Any day of the week, between the hours of 7 in the morning and 5 in the evening, traders mostly women would gather at the Olowu Market in Epe, about 100 kilometers from the centre of Lagos, Nigeria and receive wildlife of different types, species and sizes from hunters. They pay the hunters a fraction of what they would get from a customer and every day, dozens of wildlife would be sold in the market.
“Before this coronavirus, we sold up to 100 different animals in a day. But now, we barely sell more than 20 in a day,” one of the traders, Lateefat Olowu, who had traded in wildlife meet for more than 20 years said.
In Nigeria, the hunting and sale of wildlife has been in existence for generation. So, when the United Nations biodiversity chief, Elizabeth Maruma Mrema, called for a ban on wildlife markets such as Olowu, naturally, the advice did not trickle down to the city or Lagos. Neither did it got any response or reaction from the authorities in Nigeria. Wildlife meats are delicacies in different parts of Nigeria and is sold for prices higher than beaf, mutton, or chicken.
In Olowu market, grasscutter, snakes, antelopes, hedgehogs, monitor lizards, crocodile and even pangolins are regular animals on the menu. The monitor lizards, crocodiles and pangolins are usually sold alive. The others, dead.
“I am selling the pangolins for about $8 and $15,” one elderly woman said about the two small pangolins on her table. The animals would strain to escape, but a young boy nearby was always on hand to prevent that.
In Nigeria, pangolins are still easily bought and traded despite the fact that the animal has been categorised as endangered. Pangolins are traded for their meat but most especially their scales which are sold and exported for traditional Chinese medicine. According to the UN’s latest Wildlife Crime Report, Nigeria was connected to at least more 51 tonnes of illegal pangolin scales seized in 2019 alone, according to the UN’s latest Wildlife Crime Report.
Wildlife provide a ready source of protein for many Nigerians as at least 4 million people are still battling an acute food insecurity. But many have countered this argument that even though hunting the wildlife man be cheap for hunters, it is not cheap for the consumers as there are cheaper sources of protein.
The UN’s call for the ban on wildlife and wet anmarkets is hinged on the fact that how the animals are kept in such markets allow diseases to fester like the novel coronavirus that is said to have originated from a wet market in Wuhan China.
Public Health experts believe that 70 percent of newly discovered diseases are zoonotic in nature, which makes the consumption of wildlife a risky affair.

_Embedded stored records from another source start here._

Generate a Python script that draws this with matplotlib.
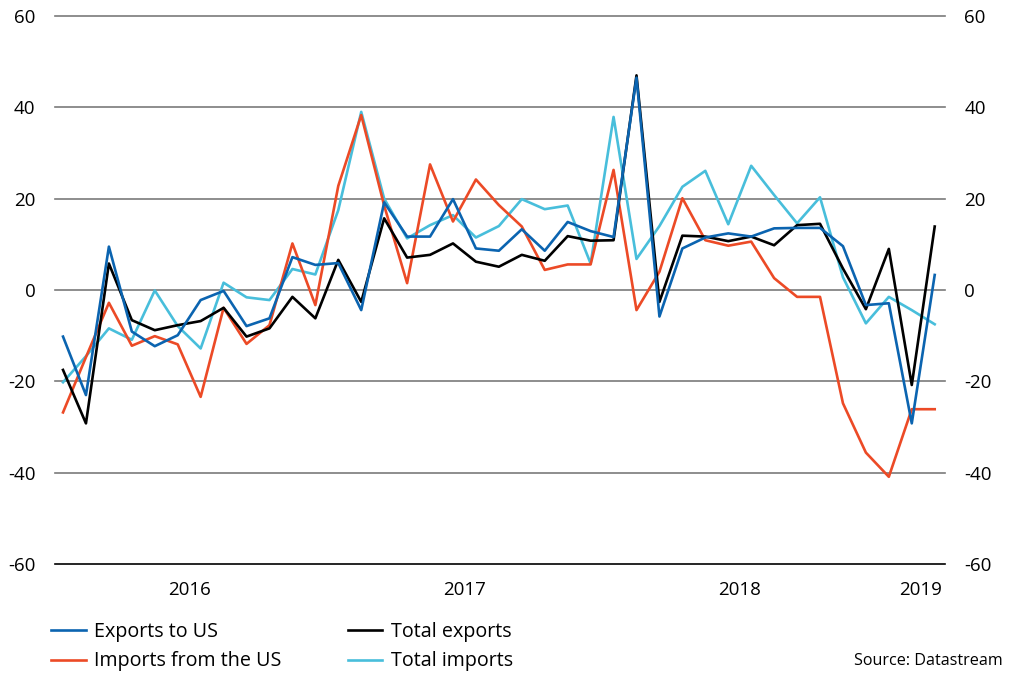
import numpy as np
import matplotlib
matplotlib.use("Agg")
import matplotlib.pyplot as plt

# ------------------------------------------------------------
# Data: monthly % y/y, Jan 2016 - Mar 2019
# ------------------------------------------------------------
exports_to_us = [-10.2, -23.0, 9.5, -9.1, -12.3, -9.9, -2.2, -0.2, -7.9, -6.2,
                 7.2, 5.5, 5.9, -4.4, 19.2, 11.7, 11.7, 19.9, 9.1, 8.6,
                 13.3, 8.6, 14.9, 12.9, 11.6, 46.5, -5.8, 9.1, 11.5, 12.4,
                 11.7, 13.5, 13.6, 13.6, 9.6, -3.3, -2.9, -29.2, 3.3]
imports_from_us = [-26.8, -14.7, -2.8, -12.2, -10.1, -11.9, -23.4, -3.9, -11.8, -7.7,
                   10.2, -3.3, 22.8, 38.3, 18.5, 1.5, 27.5, 15.0, 24.2, 18.6,
                   13.9, 4.4, 5.6, 5.6, 26.3, -4.4, 4.0, 20.1, 10.9, 9.7,
                   10.6, 2.6, -1.5, -1.5, -24.8, -35.6, -40.9, -26.1, -26.1]
total_exports = [-17.5, -29.2, 5.8, -6.6, -8.8, -7.7, -6.8, -3.9, -10.2, -8.4,
                 -1.5, -6.2, 6.6, -2.6, 15.7, 7.1, 7.7, 10.2, 6.2, 5.1,
                 7.7, 6.4, 11.8, 10.8, 10.9, 47.0, -2.6, 11.9, 11.7, 10.7,
                 11.7, 9.8, 14.2, 14.5, 4.7, -4.2, 9.0, -20.8, 13.9]
total_imports = [-20.2, -14.5, -8.4, -10.9, -0.1, -7.9, -12.8, 1.6, -1.6, -2.2,
                 4.6, 3.4, 17.5, 39.0, 20.0, 11.3, 14.2, 16.4, 11.5, 14.0,
                 19.9, 17.7, 18.5, 5.8, 37.9, 6.8, 14.0, 22.6, 26.1, 14.4,
                 27.2, 20.8, 14.6, 20.3, 2.8, -7.3, -1.5, -4.4, -7.5]

years = ["2016", "2017", "2018", "2019"]
year_pos = [5.5, 17.5, 29.5, 37.4]
y_ticks = [-60, -40, -20, 0, 20, 40, 60]

BLUE = "#0b64b0"
RED = "#ec4a26"
BLACK = "#000000"
CYAN = "#48bedb"
GRID = "#7a7a7a"

plt.rcParams['font.family'] = ['Open Sans', 'DejaVu Sans']

fig = plt.figure(figsize=(10.09, 6.75), dpi=100)
ax = fig.add_axes([0.0545, 0.1644, 0.8821, 0.8119])

x = np.arange(len(exports_to_us))
lw = 1.9
l1, = ax.plot(x, exports_to_us, color=BLUE, lw=lw, label="Exports to US", zorder=5)
l2, = ax.plot(x, imports_from_us, color=RED, lw=lw, label="Imports from the US", zorder=3)
l3, = ax.plot(x, total_exports, color=BLACK, lw=lw, label="Total exports", zorder=4)
l4, = ax.plot(x, total_imports, color=CYAN, lw=lw, label="Total imports", zorder=2)

ax.set_xlim(-0.35, 38.45)
ax.set_ylim(-60, 60)

# gridlines (bottom one is black)
for v in y_ticks:
    ax.axhline(v, color=BLACK if v == -60 else GRID, lw=1.2, zorder=1,
               clip_on=False)

for s in ax.spines.values():
    s.set_visible(False)

ax.set_yticks(y_ticks)
ax.set_yticklabels([str(v) for v in y_ticks])
ax.tick_params(axis='y', length=0, labelsize=13.5, pad=14,
               labelleft=True, labelright=True)
ax.set_xticks(year_pos)
ax.set_xticklabels(years)
ax.tick_params(axis='x', length=0, labelsize=13.5, pad=12)

fig.legend(handles=[l1, l2, l3, l4], loc='lower left',
           bbox_to_anchor=(0.033, -0.021), ncol=2, frameon=False,
           fontsize=14.2, handlelength=1.75, handletextpad=0.45,
           columnspacing=3.35, labelspacing=0.5)

fig.text(0.994, 0.009, "Source: Datastream", ha='right', va='bottom',
         fontsize=11.6)

fig.savefig("out.png", dpi=100)
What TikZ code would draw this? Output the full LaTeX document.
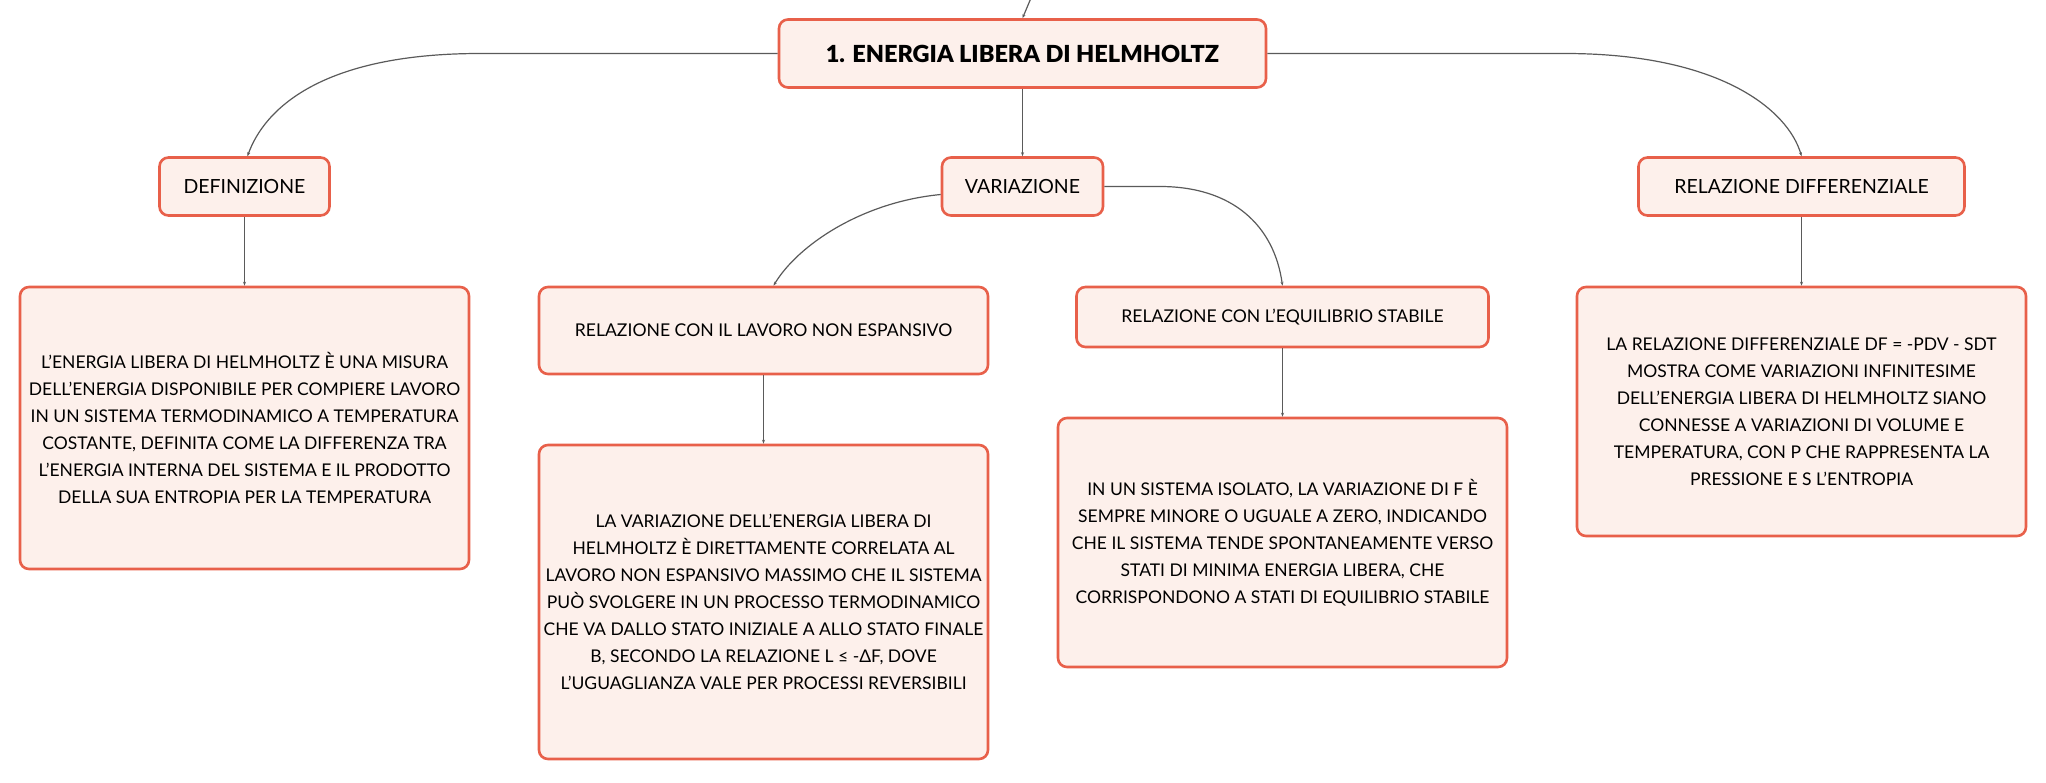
\documentclass[tikz,border=0pt]{standalone}
\usepackage{fontspec}
\setmainfont{Lato}[BoldFont={Lato Black}]
\usetikzlibrary{arrows.meta}
\definecolor{bordo}{HTML}{E8604A}
\definecolor{sfondo}{HTML}{FDF0EB}
\definecolor{linea}{HTML}{5A5A5A}
\begin{document}
\begin{tikzpicture}[x=1pt, y=-1pt,
    box/.style={draw=bordo, fill=sfondo, line width=2.6pt, rounded corners=9pt, align=center, inner sep=0pt},
    titolo/.style={box, font=\fontsize{23.5}{26}\selectfont\bfseries},
    voce/.style={box, font=\fontsize{19.5}{24}\selectfont},
    sottovoce/.style={box, font=\fontsize{17.6}{24}\selectfont},
    testo/.style={box, font=\fontsize{17.5}{27}\selectfont},
    ramo/.style={draw=linea, line width=1.2pt, -{Stealth[length=4pt,width=3pt]}}]

    \useasboundingbox (0,0) rectangle (2046,782);

    % Nodo centrale
    \node[titolo, minimum width=487, minimum height=68] (root) at (1022.5,53.5) {1. ENERGIA LIBERA DI HELMHOLTZ};
    \coordinate (sopra) at (1031,-2);

    % Rami principali
    \node[voce, minimum width=170, minimum height=58] (def) at (244.5,186.5) {DEFINIZIONE};
    \node[voce, minimum width=161, minimum height=58] (var) at (1022.5,186.5) {VARIAZIONE};
    \node[voce, minimum width=326, minimum height=58] (diff) at (1801.5,186.5) {RELAZIONE DIFFERENZIALE};

    % Sotto-rami di variazione
    \node[sottovoce, minimum width=449, minimum height=87] (lav) at (763.5,330.5) {RELAZIONE CON IL LAVORO NON ESPANSIVO};
    \node[sottovoce, minimum width=412, minimum height=60] (equil) at (1282.5,317) {RELAZIONE CON L’EQUILIBRIO STABILE};

    % Testi
    \node[testo, minimum width=449, minimum height=282] (defbody) at (244.5,428) {%
        L’ENERGIA LIBERA DI HELMHOLTZ È UNA MISURA\\
        DELL’ENERGIA DISPONIBILE PER COMPIERE LAVORO\\
        IN UN SISTEMA TERMODINAMICO A TEMPERATURA\\
        COSTANTE, DEFINITA COME LA DIFFERENZA TRA\\
        L’ENERGIA INTERNA DEL SISTEMA E IL PRODOTTO\\
        DELLA SUA ENTROPIA PER LA TEMPERATURA};
    \node[testo, minimum width=449, minimum height=314] (lavbody) at (763.5,602) {%
        LA VARIAZIONE DELL’ENERGIA LIBERA DI\\
        HELMHOLTZ È DIRETTAMENTE CORRELATA AL\\
        LAVORO NON ESPANSIVO MASSIMO CHE IL SISTEMA\\
        PUÒ SVOLGERE IN UN PROCESSO TERMODINAMICO\\
        CHE VA DALLO STATO INIZIALE A ALLO STATO FINALE\\
        B, SECONDO LA RELAZIONE L ≤ -ΔF, DOVE\\
        L’UGUAGLIANZA VALE PER PROCESSI REVERSIBILI};
    \node[testo, minimum width=449, minimum height=249] (eqbody) at (1282.5,542.5) {%
        IN UN SISTEMA ISOLATO, LA VARIAZIONE DI F È\\
        SEMPRE MINORE O UGUALE A ZERO, INDICANDO\\
        CHE IL SISTEMA TENDE SPONTANEAMENTE VERSO\\
        STATI DI MINIMA ENERGIA LIBERA, CHE\\
        CORRISPONDONO A STATI DI EQUILIBRIO STABILE};
    \node[testo, minimum width=449, minimum height=249] (diffbody) at (1801.5,411.5) {%
        LA RELAZIONE DIFFERENZIALE DF = -PDV - SDT\\
        MOSTRA COME VARIAZIONI INFINITESIME\\
        DELL’ENERGIA LIBERA DI HELMHOLTZ SIANO\\
        CONNESSE A VARIAZIONI DI VOLUME E\\
        TEMPERATURA, CON P CHE RAPPRESENTA LA\\
        PRESSIONE E S L’ENTROPIA};

    % Collegamenti
    \draw[ramo] (sopra) -- (root.north);
    \draw[ramo] (root.west) -- (480,53.5) .. controls (320,53.5) and (264,110) .. ([xshift=3pt]def.north);
    \draw[ramo] (root.south) -- (var.north);
    \draw[ramo] (root.east) -- (1565,53.5) .. controls (1720,53.5) and (1788,110) .. (diff.north);
    \draw[ramo] ([yshift=-8pt]var.west) .. controls (862,202) and (798,245) .. ([xshift=10pt]lav.north);
    \draw[ramo] (var.east) -- (1160,186.5) .. controls (1232,186.5) and (1274,225) .. (equil.north);
    \draw[ramo] (def.south) -- (defbody.north);
    \draw[ramo] (lav.south) -- (lavbody.north);
    \draw[ramo] (equil.south) -- (eqbody.north);
    \draw[ramo] (diff.south) -- (diffbody.north);
\end{tikzpicture}
\end{document}
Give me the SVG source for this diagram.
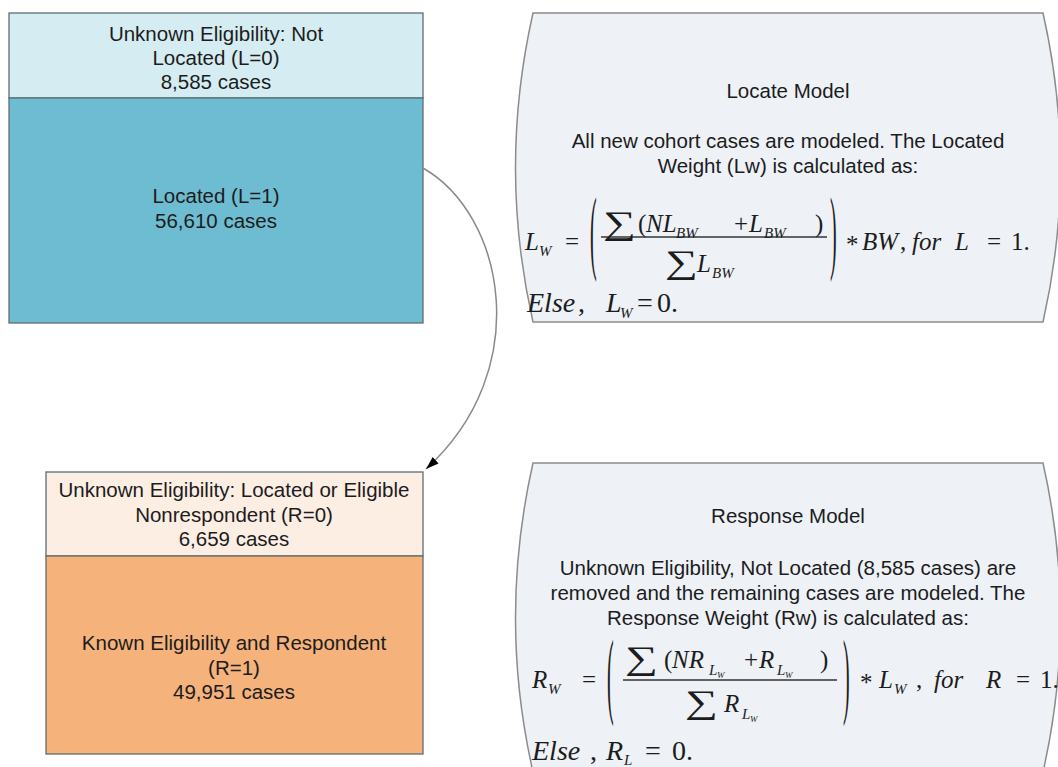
<svg xmlns="http://www.w3.org/2000/svg" width="1058" height="767" viewBox="0 0 1058 767">
<style>
.lbl{font-family:"Liberation Sans",Arial,sans-serif;font-size:20.5px;fill:#1c1c1c;text-anchor:middle}
.m{font-family:"Liberation Serif","Times New Roman",serif;font-size:25px;fill:#1c1c1c}
.i{font-style:italic}
.s{font-size:15px}
.ss{font-size:9px}
.sg{font-size:33px}
.p{font-size:20px}
.e{font-size:28px}
.box{stroke:#5f6d70;stroke-width:1.3}
.panel{fill:#eef1f6;stroke:#8c8c8c;stroke-width:1.5}
.conn{fill:none;stroke:#8a8a8a;stroke-width:1.5}
.bar{stroke:#333;stroke-width:1.4}
</style>
<defs>
<marker id="ah" viewBox="0 0 12 8" refX="12" refY="4" markerWidth="13" markerHeight="9" markerUnits="userSpaceOnUse" orient="auto">
<path d="M0,0 L12,4 L0,8 z" fill="#000"/>
</marker>
</defs>

<g id="not-located">
<rect class="box" x="9" y="13" width="414" height="85" fill="#d5ecf2"/>
<text class="lbl" x="216" y="41">Unknown Eligibility: Not</text>
<text class="lbl" x="216" y="65">Located (L=0)</text>
<text class="lbl" x="216" y="89">8,585 cases</text>
</g>

<g id="located">
<rect class="box" x="9" y="98" width="414" height="225" fill="#6dbcd1"/>
<text class="lbl" x="216" y="203">Located (L=1)</text>
<text class="lbl" x="216" y="228">56,610 cases</text>
</g>

<g id="nonrespondent">
<rect class="box" x="46" y="472" width="377" height="84" fill="#fdeee4" stroke="#7a7a7a"/>
<text class="lbl" x="234" y="497">Unknown Eligibility: Located or  Eligible</text>
<text class="lbl" x="234" y="522">Nonrespondent (R=0)</text>
<text class="lbl" x="234" y="546">6,659 cases</text>
</g>

<g id="respondent">
<rect class="box" x="46" y="556" width="377" height="198" fill="#f5b27b" stroke="#7a7a7a"/>
<text class="lbl" x="234" y="650">Known Eligibility and Respondent</text>
<text class="lbl" x="234" y="675">(R=1)</text>
<text class="lbl" x="234" y="699">49,951 cases</text>
</g>

<g id="locate-model">
<path class="panel" d="M533,13 L1043,13 Q1078,168 1043,322 L533,322 Q498,168 533,13 Z"/>
<text class="lbl" x="788" y="98">Locate Model</text>
<text class="lbl" x="788" y="148">All new cohort cases are modeled. The Located</text>
<text class="lbl" x="788" y="173">Weight (Lw) is calculated as:</text>
<text class="m i" x="525" y="250">L</text>
<text class="m i s" x="539" y="256">W</text>
<text class="m" x="565" y="250">=</text>
<text class="m p" transform="translate(590,261.5) scale(1,4.7)">(</text>
<line class="bar" x1="601" y1="237" x2="827" y2="237"/>
<text class="m sg" transform="translate(603,234) scale(1.4,1)">∑</text>
<text class="m" x="638" y="232">(</text>
<text class="m i" x="646" y="232">NL</text>
<text class="m i s" x="676" y="238">BW</text>
<text class="m" x="734" y="232">+</text>
<text class="m i" x="749" y="232">L</text>
<text class="m i s" x="764" y="238">BW</text>
<text class="m" x="815" y="232">)</text>
<text class="m sg" transform="translate(665,273) scale(1.4,1)">∑</text>
<text class="m i" x="697" y="272">L</text>
<text class="m i s" x="712" y="278">BW</text>
<text class="m p" transform="translate(830,261.5) scale(1,4.7)">)</text>
<text class="m" x="846" y="253">*</text>
<text class="m i" x="862" y="250">BW</text>
<text class="m" x="900" y="250">,</text>
<text class="m i" x="912" y="250">for</text>
<text class="m i" x="955" y="250">L</text>
<text class="m" x="987" y="250">=</text>
<text class="m" x="1011" y="250">1.</text>
<text class="m i e" x="527" y="312">Else</text>
<text class="m e" x="578" y="312">,</text>
<text class="m i e" x="606" y="312">L</text>
<text class="m i s" x="620" y="318">W</text>
<text class="m e" x="637" y="312">=</text>
<text class="m e" x="657" y="312">0.</text>
</g>

<g id="response-model">
<path class="panel" d="M533,463 L1043,463 Q1078,618 1043,772 L533,772 Q498,618 533,463 Z"/>
<text class="lbl" x="788" y="523">Response Model</text>
<text class="lbl" x="788" y="575">Unknown Eligibility, Not Located (8,585 cases) are</text>
<text class="lbl" x="788" y="600">removed and the remaining cases are modeled. The</text>
<text class="lbl" x="788" y="625">Response Weight (Rw) is calculated as:</text>
<text class="m i" x="532" y="688">R</text>
<text class="m i s" x="548" y="694">W</text>
<text class="m" x="582" y="688">=</text>
<text class="m p" transform="translate(607,706) scale(1,4.8)">(</text>
<line class="bar" x1="623" y1="680" x2="837" y2="680"/>
<text class="m sg" transform="translate(625,669) scale(1.4,1)">∑</text>
<text class="m" x="664" y="668">(</text>
<text class="m i" x="672" y="668">NR</text>
<text class="m i s" x="709" y="675">L</text>
<text class="m i ss" x="717" y="678">W</text>
<text class="m" x="744" y="668">+</text>
<text class="m i" x="759" y="668">R</text>
<text class="m i s" x="777" y="675">L</text>
<text class="m i ss" x="785" y="678">W</text>
<text class="m" x="820" y="668">)</text>
<text class="m sg" transform="translate(685,713) scale(1.4,1)">∑</text>
<text class="m i" x="724" y="712">R</text>
<text class="m i s" x="742" y="719">L</text>
<text class="m i ss" x="750" y="722">W</text>
<text class="m p" transform="translate(843,706) scale(1,4.8)">)</text>
<text class="m" x="860" y="691">*</text>
<text class="m i" x="879" y="688">L</text>
<text class="m i s" x="894" y="694">W</text>
<text class="m" x="916" y="688">,</text>
<text class="m i" x="934" y="688">for</text>
<text class="m i" x="986" y="688">R</text>
<text class="m" x="1016" y="688">=</text>
<text class="m" x="1040" y="688">1.</text>
<text class="m i e" x="532" y="760">Else</text>
<text class="m e" x="590" y="760">,</text>
<text class="m i e" x="606" y="760">R</text>
<text class="m i s" x="624" y="765">L</text>
<text class="m e" x="645" y="760">=</text>
<text class="m e" x="672" y="760">0.</text>
</g>

<g id="connectors">
<path class="conn" d="M423,168 C505,215 535,370 426,469" marker-end="url(#ah)"/>
</g>
</svg>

One of the traders at Olowu, Comfort Nathaniel said she ran a restaurant in which she sold wildlife meat for wildlife delicacy lovers.
Even though COVID-19 has brought about a lull in commercial activities at Olowu, this has to do more about restrictions in commercial activities than a supposed fear of wildlife meat because of the reports which came out of Wuhan.
Conservationists have been raising the alarm about the wanton killing of wildlife in Nigeria for many years as regulations are weak while there is no enforcement of existing laws prohibiting the trading of wildlife.
The government of Lagos State which is the epicenter of COVID-19 in Nigeria says it does not even have any policy on restricting or prohibiting the hunting, trading or consumption of wildlife in the state at a time the COVID-19 cases in the densely population city is has risen above 8,000.
It is clear the trading in wildlife in Nigeria is not going away anytime soon. For any change to happen in this area, experts say there must be an intentional and comprehensive reorientation of local hunters and traders.